- _TASK BRIEF_:
Write out every line below that includes the word "chart".

- _DATA TO PROCESS_:
★ ★ ★ ★
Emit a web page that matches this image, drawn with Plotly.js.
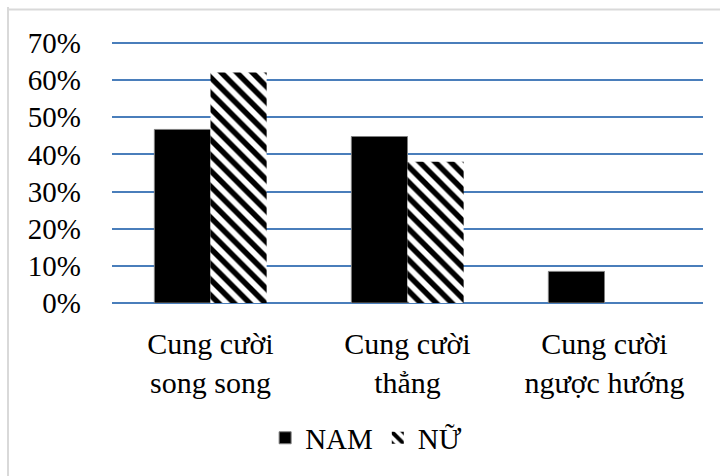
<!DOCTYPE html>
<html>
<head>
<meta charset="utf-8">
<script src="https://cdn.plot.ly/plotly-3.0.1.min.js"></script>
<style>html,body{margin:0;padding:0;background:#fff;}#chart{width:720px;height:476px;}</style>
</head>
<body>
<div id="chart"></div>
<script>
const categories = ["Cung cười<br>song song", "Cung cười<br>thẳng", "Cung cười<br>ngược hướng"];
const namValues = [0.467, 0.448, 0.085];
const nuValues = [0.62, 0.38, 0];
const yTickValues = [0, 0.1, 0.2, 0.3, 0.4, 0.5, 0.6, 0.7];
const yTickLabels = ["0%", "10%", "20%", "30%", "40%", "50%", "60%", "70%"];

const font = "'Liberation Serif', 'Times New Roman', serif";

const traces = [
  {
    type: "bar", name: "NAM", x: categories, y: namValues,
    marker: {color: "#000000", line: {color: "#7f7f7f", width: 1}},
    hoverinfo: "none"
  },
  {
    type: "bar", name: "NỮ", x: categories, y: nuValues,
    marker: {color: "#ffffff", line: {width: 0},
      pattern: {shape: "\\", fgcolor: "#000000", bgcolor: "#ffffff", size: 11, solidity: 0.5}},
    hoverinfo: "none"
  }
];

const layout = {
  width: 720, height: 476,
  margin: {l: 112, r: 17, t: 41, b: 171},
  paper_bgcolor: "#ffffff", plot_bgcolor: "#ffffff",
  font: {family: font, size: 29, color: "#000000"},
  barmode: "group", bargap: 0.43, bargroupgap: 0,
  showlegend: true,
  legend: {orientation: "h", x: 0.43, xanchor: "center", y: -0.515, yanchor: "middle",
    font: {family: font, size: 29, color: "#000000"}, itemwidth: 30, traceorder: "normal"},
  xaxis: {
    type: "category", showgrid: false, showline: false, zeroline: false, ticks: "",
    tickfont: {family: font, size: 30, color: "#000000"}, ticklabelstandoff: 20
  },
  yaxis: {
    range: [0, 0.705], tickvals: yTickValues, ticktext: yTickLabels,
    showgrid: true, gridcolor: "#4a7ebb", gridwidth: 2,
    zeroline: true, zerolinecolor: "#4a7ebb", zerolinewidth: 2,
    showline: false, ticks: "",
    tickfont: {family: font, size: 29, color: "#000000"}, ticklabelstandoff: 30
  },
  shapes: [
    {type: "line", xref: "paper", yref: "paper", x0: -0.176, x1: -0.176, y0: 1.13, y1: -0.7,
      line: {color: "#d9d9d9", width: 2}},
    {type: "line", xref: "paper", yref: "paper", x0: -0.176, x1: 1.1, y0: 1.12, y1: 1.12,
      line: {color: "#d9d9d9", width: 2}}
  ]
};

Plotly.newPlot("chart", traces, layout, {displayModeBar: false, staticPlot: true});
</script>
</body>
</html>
★ ★ ★ ★
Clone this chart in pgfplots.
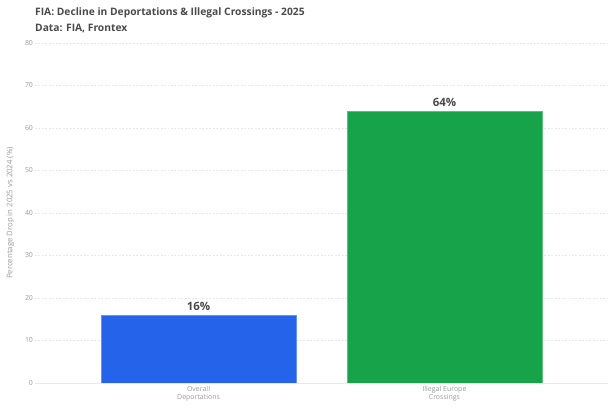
★ ★ ★ ★
- _WRITTEN SOLUTION_:
<style>html,body{margin:0;padding:0;background:#fff;}#chart{width:720px;height:476px;}</style>
<div id="chart"></div>
Plotly.newPlot("chart", traces, layout, {displayModeBar: false, staticPlot: true});
Clone this chart in pgfplots.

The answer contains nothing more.